Heureusement, ce retour au bon sens pédagogique commence à trouver un écho dans le milieu scolaire. Ainsi, le développement du nombre des écoles libres, dites hors contrat, est l’une des manifestations de ce retour aux sources. Dans la plupart de ces écoles, qu’elles soient classiques, montessoriennes, proches de la nature ou à pédagogie explicite, la place laissée à la lecture est primordiale, tandis que les écrans en sont bannis. Les méthodes d’acquisition de la lecture font appel à un décodage logique, basé sur une approche syllabique de l’apprentissage ; et le travail sur la compréhension fine des textes lus y est récurrent. Ce sont sans doute ces spécificités (dans un paysage scolaire ravagé par des années de méthode globale et de promotion des écrans) qui expliquent la dynamique de ces établissements : inexistants, il y a 30 ans, ils regroupent aujourd’hui plus de 2600 écoles et environ 130 000 élèves, soit près de 4.7 % de l’offre éducative. Et ce malgré l’absence totale de soutien financier de la part de l’Etat.
Cette dynamique de fond a également son évènement annuel dédié : c’est le Salon de la Liberté scolaire. Thème de la 5e édition du 1er février prochain à l’Espace Charenton à Paris : la lecture, un passeport pour la vie. A l’affiche des intervenants : Desmurget bien sûr, qui animera la conférence plénière. Mais aussi Bérénice Levet sur l’école au défi de l’IA, Henri d’Anselme (le héros au sac à dos, ancien élève de St-Dominique au Pecq), Clotilde Noël (fondatrice de Tombée du Nid et co-fondatrice d’école libre), Myriam Meyer, professeur dans un collège public et auteur de « Wesh, Madame ?! », et de nombreux autres, témoignant s’il en était besoin de la vitalité de cet éco-système qui ne fait plus peur. Comparé à l’inertie du système éducatif classique et à l’instabilité des ministères successifs de l’Education Nationale, il rassure même, et de plus en plus de familles y trouvent une alternative de choix.

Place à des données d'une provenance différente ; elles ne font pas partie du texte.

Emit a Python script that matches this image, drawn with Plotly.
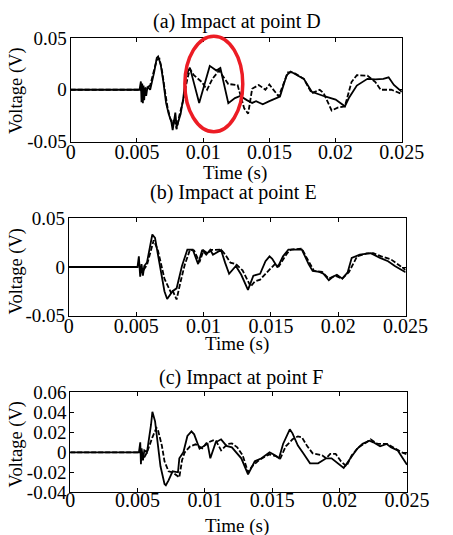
import plotly.graph_objects as go

# ---------------- data ----------------
ta_s = [0, 0.0052, 0.0053, 0.00535, 0.0054, 0.00545, 0.0055, 0.00555, 0.0056, 0.0057, 0.0058, 0.006, 0.0063, 0.0065, 0.0066, 0.0068, 0.007, 0.0072, 0.0074, 0.0076, 0.0077, 0.0079, 0.008, 0.0083, 0.0085, 0.0087, 0.009, 0.0097, 0.0105, 0.011, 0.0113, 0.0119, 0.0124, 0.0128, 0.0133, 0.0137, 0.014, 0.0145, 0.015, 0.0158, 0.0163, 0.0166, 0.0176, 0.0182, 0.0192, 0.02, 0.0207, 0.021, 0.0216, 0.0224, 0.023, 0.0236, 0.024, 0.0244, 0.025]
va_s = [0, 0, 0.008, -0.012, 0.006, -0.013, 0.004, -0.010, 0.002, -0.006, 0.003, 0, 0.0167, 0.0306, 0.032, 0.024, 0.0074, -0.0127, -0.0235, -0.031, -0.039, -0.022, -0.036, -0.0235, -0.008, 0.0136, 0.0213, -0.0127, 0.023, 0.0185, 0.021, -0.013, -0.008, -0.006, -0.010, -0.0127, -0.011, -0.014, -0.011, -0.0065, 0.014, 0.0175, 0.0105, -0.002, -0.0065, -0.0095, -0.016, -0.008, 0.004, 0.0105, 0.010, 0.0105, 0.012, 0.0046, -0.002]
ta_d = [0, 0.0053, 0.0055, 0.0057, 0.006, 0.0063, 0.0065, 0.0067, 0.0069, 0.0071, 0.0073, 0.0075, 0.0077, 0.0078, 0.008, 0.0082, 0.0085, 0.0088, 0.009, 0.0093, 0.0099, 0.0103, 0.0107, 0.0112, 0.0119, 0.0126, 0.0131, 0.0134, 0.0137, 0.0142, 0.0147, 0.015, 0.0157, 0.0164, 0.0168, 0.0176, 0.0182, 0.0188, 0.0191, 0.0197, 0.0202, 0.0207, 0.0212, 0.0216, 0.0224, 0.023, 0.0234, 0.0242, 0.0249, 0.025]
va_d = [0, 0, -0.004, 0.002, 0.004, 0.018, 0.029, 0.030, 0.018, 0.0, -0.016, -0.027, -0.033, -0.028, -0.038, -0.025, -0.010, 0.010, 0.020, 0.014, 0.0074, 0, 0.0105, 0.0185, 0.0055, 0.0045, -0.018, -0.023, 0.001, 0.0046, 0, 0.005, -0.0065, 0.0167, 0.0167, 0.0105, -0.0034, 0, -0.0034, -0.020, -0.017, -0.016, 0.0074, 0.014, 0.0136, 0.0074, 0, 0, -0.0034, -0.004]

tb_s = [0, 0.0051, 0.0052, 0.00525, 0.0053, 0.0054, 0.0055, 0.0056, 0.0058, 0.0062, 0.0064, 0.0066, 0.0069, 0.0071, 0.0073, 0.0077, 0.008, 0.0084, 0.0088, 0.0092, 0.0096, 0.0099, 0.0102, 0.0105, 0.0107, 0.0113, 0.0116, 0.0119, 0.0124, 0.0128, 0.0133, 0.0137, 0.0142, 0.0146, 0.0149, 0.0151, 0.0155, 0.0159, 0.0163, 0.0173, 0.0178, 0.0181, 0.0186, 0.0189, 0.0193, 0.0196, 0.0199, 0.0203, 0.0207, 0.021, 0.0216, 0.0224, 0.0231, 0.0237, 0.0242, 0.025]
vb_s = [0, 0, 0.011, -0.004, -0.010, 0.003, -0.009, 0.001, 0.0045, 0.0335, 0.030, 0.014, -0.008, -0.025, -0.033, -0.025, -0.022, 0.001, 0.018, 0.018, 0.003, 0.0176, 0.0127, 0.0176, 0.0127, 0.0176, 0.0045, -0.007, 0.001, -0.008, -0.0236, -0.009, -0.007, 0.006, 0.011, 0.0085, -0.0005, 0.011, 0.018, 0.018, 0.003, -0.004, -0.005, -0.007, -0.0137, -0.010, -0.008, -0.012, -0.0055, 0.0094, 0.0127, 0.0143, 0.0094, 0.006, 0.001, -0.0055]
tb_d = [0, 0.0053, 0.0055, 0.0058, 0.0063, 0.0066, 0.0071, 0.0076, 0.0077, 0.008, 0.0083, 0.0086, 0.009, 0.0093, 0.0097, 0.01, 0.0103, 0.0106, 0.0113, 0.0116, 0.012, 0.0124, 0.0129, 0.0135, 0.0138, 0.0142, 0.0146, 0.0153, 0.0156, 0.0162, 0.0165, 0.0173, 0.0176, 0.0182, 0.0188, 0.0193, 0.0198, 0.0203, 0.0208, 0.0214, 0.0221, 0.0226, 0.0232, 0.0239, 0.0246, 0.025]
vb_d = [0, 0, -0.004, 0.002, 0.0275, 0.018, -0.012, -0.027, -0.024, -0.0335, -0.015, 0.002, 0.018, 0.017, 0.005, 0.017, 0.014, 0.0176, 0.018, 0.013, 0.0045, 0.003, -0.0035, -0.020, -0.015, -0.013, -0.007, 0.003, 0.001, 0.014, 0.018, 0.019, 0.011, -0.004, -0.005, -0.012, -0.009, -0.012, -0.005, 0.011, 0.014, 0.0143, 0.011, 0.008, 0.001, -0.003]

tc_s = [0, 0.0051, 0.0052, 0.00525, 0.0053, 0.0054, 0.0055, 0.0057, 0.006, 0.0061, 0.0063, 0.0065, 0.0067, 0.007, 0.0071, 0.0073, 0.0076, 0.008, 0.0081, 0.0084, 0.0087, 0.009, 0.0092, 0.0096, 0.0098, 0.0102, 0.0104, 0.0108, 0.0112, 0.0116, 0.012, 0.0122, 0.0127, 0.0132, 0.0137, 0.0142, 0.0148, 0.0152, 0.0155, 0.0158, 0.0163, 0.0165, 0.0169, 0.0173, 0.0178, 0.0184, 0.019, 0.0194, 0.02, 0.0203, 0.0208, 0.0213, 0.0217, 0.0222, 0.0225, 0.023, 0.0235, 0.0238, 0.0243, 0.0246, 0.025]
vc_s = [0, 0, 0.010, -0.012, 0.004, -0.008, 0.002, 0, 0.0276, 0.0405, 0.031, 0.0084, -0.014, -0.0317, -0.033, -0.028, -0.019, -0.020, -0.006, 0, 0.0164, 0.021, 0.018, 0.0036, 0.005, 0.0085, -0.006, 0.010, 0.013, 0.0065, 0.005, 0.002, -0.006, -0.022, -0.009, -0.006, 0, -0.003, -0.006, 0.0084, 0.023, 0.019, 0.0068, -0.001, -0.011, -0.011, -0.006, -0.006, -0.0125, -0.0157, -0.006, 0.0036, 0.0085, 0.0116, 0.010, 0.006, 0.0084, 0.005, 0.002, -0.004, -0.0125]
tc_d = [0, 0.0053, 0.0055, 0.0057, 0.0061, 0.0064, 0.0065, 0.0068, 0.007, 0.0073, 0.0076, 0.008, 0.0081, 0.0083, 0.0085, 0.0089, 0.0093, 0.0098, 0.0101, 0.0106, 0.0108, 0.0112, 0.0117, 0.012, 0.0124, 0.0128, 0.0132, 0.0135, 0.014, 0.0145, 0.0148, 0.0153, 0.0156, 0.016, 0.0165, 0.0169, 0.0172, 0.0176, 0.018, 0.0187, 0.019, 0.0193, 0.0197, 0.0201, 0.0205, 0.0209, 0.0214, 0.022, 0.0223, 0.0228, 0.0235, 0.0241, 0.0246, 0.025]
vc_d = [0, 0, -0.005, 0, 0.015, 0.0245, 0.023, 0.007, -0.009, -0.019, -0.020, -0.024, -0.025, -0.008, 0, 0.006, 0.008, 0.004, 0.009, 0.012, 0.012, 0.002, 0.0085, 0.009, 0.005, -0.003, -0.020, -0.014, -0.008, -0.004, -0.002, -0.004, -0.006, 0.006, 0.013, 0.016, 0.015, 0.006, -0.001, -0.003, -0.006, -0.0015, -0.0015, -0.009, -0.014, -0.003, 0.005, 0.010, 0.013, 0.0085, 0.0085, 0.004, 0, -0.002]

panel_titles = ["(a) Impact at point D", "(b) Impact at point E", "(c) Impact at point F"]
x_tickvals = [0, 0.005, 0.01, 0.015, 0.02, 0.025]
x_ticktext = ["0", "0.005", "0.01", "0.015", "0.02", "0.025"]
y_tickvals_ab = [-0.05, 0, 0.05]
y_ticktext_ab = ["-0.05", "0", "0.05"]
y_tickvals_c = [-0.04, -0.02, 0, 0.02, 0.04, 0.06]
y_ticktext_c = ["-0.04", "-0.02", "0", "0.02", "0.04", "0.06"]
highlight = dict(t0=0.00862, t1=0.01299, v0=-0.0405, v1=0.0516)  # red ellipse in panel (a)

for a, b in [(ta_s, va_s), (ta_d, va_d), (tb_s, vb_s), (tb_d, vb_d), (tc_s, vc_s), (tc_d, vc_d)]:
    assert len(a) == len(b)

# ---------------- layout ----------------
W, H = 453, 535
FONT = "Liberation Serif"

def px(x):
    return x / W

def py(y):
    return 1 - y / H

# pixel boxes: (left, right, top, bottom)
boxes = [(70, 423, 29, 137), (68, 427, 217, 318), (69.5, 428.5, 398, 502)]
yranges = [[-0.05, 0.05], [-0.05, 0.05], [-0.04, 0.06]]
x_standoff = [-8, -8, -10]

fig = go.Figure()
series = [((ta_s, va_s), (ta_d, va_d)), ((tb_s, vb_s), (tb_d, vb_d)), ((tc_s, vc_s), (tc_d, vc_d))]
for i, ((ts, vs), (td, vd)) in enumerate(series):
    xa = "x" if i == 0 else f"x{i+1}"
    ya = "y" if i == 0 else f"y{i+1}"
    fig.add_trace(go.Scatter(x=td, y=vd, mode="lines", xaxis=xa, yaxis=ya,
                             line=dict(color="black", width=1.8, dash="5px,2px"), showlegend=False))
    fig.add_trace(go.Scatter(x=ts, y=vs, mode="lines", xaxis=xa, yaxis=ya,
                             line=dict(color="black", width=1.8), showlegend=False))

layout = dict(width=W, height=H, margin=dict(l=0, r=0, t=0, b=0),
              paper_bgcolor="white", plot_bgcolor="white", showlegend=False,
              font=dict(family=FONT, size=20, color="black"))
for i, (l, r, t, b) in enumerate(boxes):
    suffix = "" if i == 0 else str(i + 1)
    yv, yt = (y_tickvals_c, y_ticktext_c) if i == 2 else (y_tickvals_ab, y_ticktext_ab)
    layout["xaxis" + suffix] = dict(
        domain=[px(l), px(r)], range=[0, 0.025], anchor="y" + suffix,
        tickvals=x_tickvals, ticktext=x_ticktext, ticks="inside", ticklen=4,
        tickcolor="black", showline=True, linecolor="black", linewidth=1, mirror="ticks",
        showgrid=False, zeroline=False, ticklabelstandoff=x_standoff[i],
        tickfont=dict(family=FONT, size=20, color="black"))
    layout["yaxis" + suffix] = dict(
        domain=[py(b), py(t)], range=yranges[i], anchor="x" + suffix,
        tickvals=yv, ticktext=yt, ticks="inside", ticklen=4,
        tickcolor="black", showline=True, linecolor="black", linewidth=1, mirror="ticks",
        showgrid=False, zeroline=False, ticklabelstandoff=-1,
        tickfont=dict(family=FONT, size=19, color="black"))
fig.update_layout(**layout)

# titles and axis titles
title_pos = [(247, 12), (244, 190), (252, 382)]
time_pos = [(245, 170), (247, 348), (247, 537)]
volt_pos = [(13, 84), (12, 272), (12, 452)]
ann = []
for i in range(3):
    ann.append(dict(text=panel_titles[i], x=px(title_pos[i][0]), y=py(title_pos[i][1]),
                    xref="paper", yref="paper", showarrow=False, xanchor="center", yanchor="middle",
                    font=dict(family=FONT, size=20, color="black")))
    ann.append(dict(text="Time (s)", x=px(time_pos[i][0]), y=py(time_pos[i][1]),
                    xref="paper", yref="paper", showarrow=False, xanchor="center", yanchor="middle",
                    font=dict(family=FONT, size=19, color="black")))
    ann.append(dict(text="Voltage (V)", x=px(volt_pos[i][0]), y=py(volt_pos[i][1]), textangle=-90,
                    xref="paper", yref="paper", showarrow=False, xanchor="center", yanchor="middle",
                    font=dict(family=FONT, size=18.5, color="black")))
fig.update_layout(annotations=ann)

# red highlight ellipse in panel (a), converted from data units to paper units
l, r, t, b = boxes[0]
def dx(v):
    return px(l + (v - 0) / 0.025 * (r - l))
def dy(v):
    return py(b - (v - yranges[0][0]) / (yranges[0][1] - yranges[0][0]) * (b - t))
fig.add_shape(type="circle", xref="paper", yref="paper",
              x0=dx(highlight["t0"]), x1=dx(highlight["t1"]),
              y0=dy(highlight["v0"]), y1=dy(highlight["v1"]),
              line=dict(color="rgb(236,28,36)", width=3.5), layer="above")

fig.write_html("out.html", post_script="document.body.style.margin='0';")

Sont également prévues au programme de l’évènement des tables rondes, des dédicaces, mais aussi la rencontre d’une quarantaine d’exposants (organismes de formation, créateurs de contenu pédagogique, logiciels de vie scolaire…). Nouveauté de cette année : le salon est ouvert aux parents. Ils pourront ainsi découvrir, au Village des écoles, une multitude d’écoles libres de renom : l’Académie du Puy du Fou, les Académies musicales de Liesse, Excellence Ruralités, Bienheureux Carlo Acutis, mais aussi le réseau CERENE (à destination des enfants dys’) ou Time for School. Et même les Académies St Louis, futur réseau d’internats d’excellence dont le premier établissement ouvrira à Chalès en 2025. Réunis par la Fondation pour l’école, organisatrice de l’évènement et soutien de ces écoles depuis maintenant 16 ans, tous ces acteurs incarnent, chacun à leur façon, ce renouveau éducatif dont la France a tant besoin.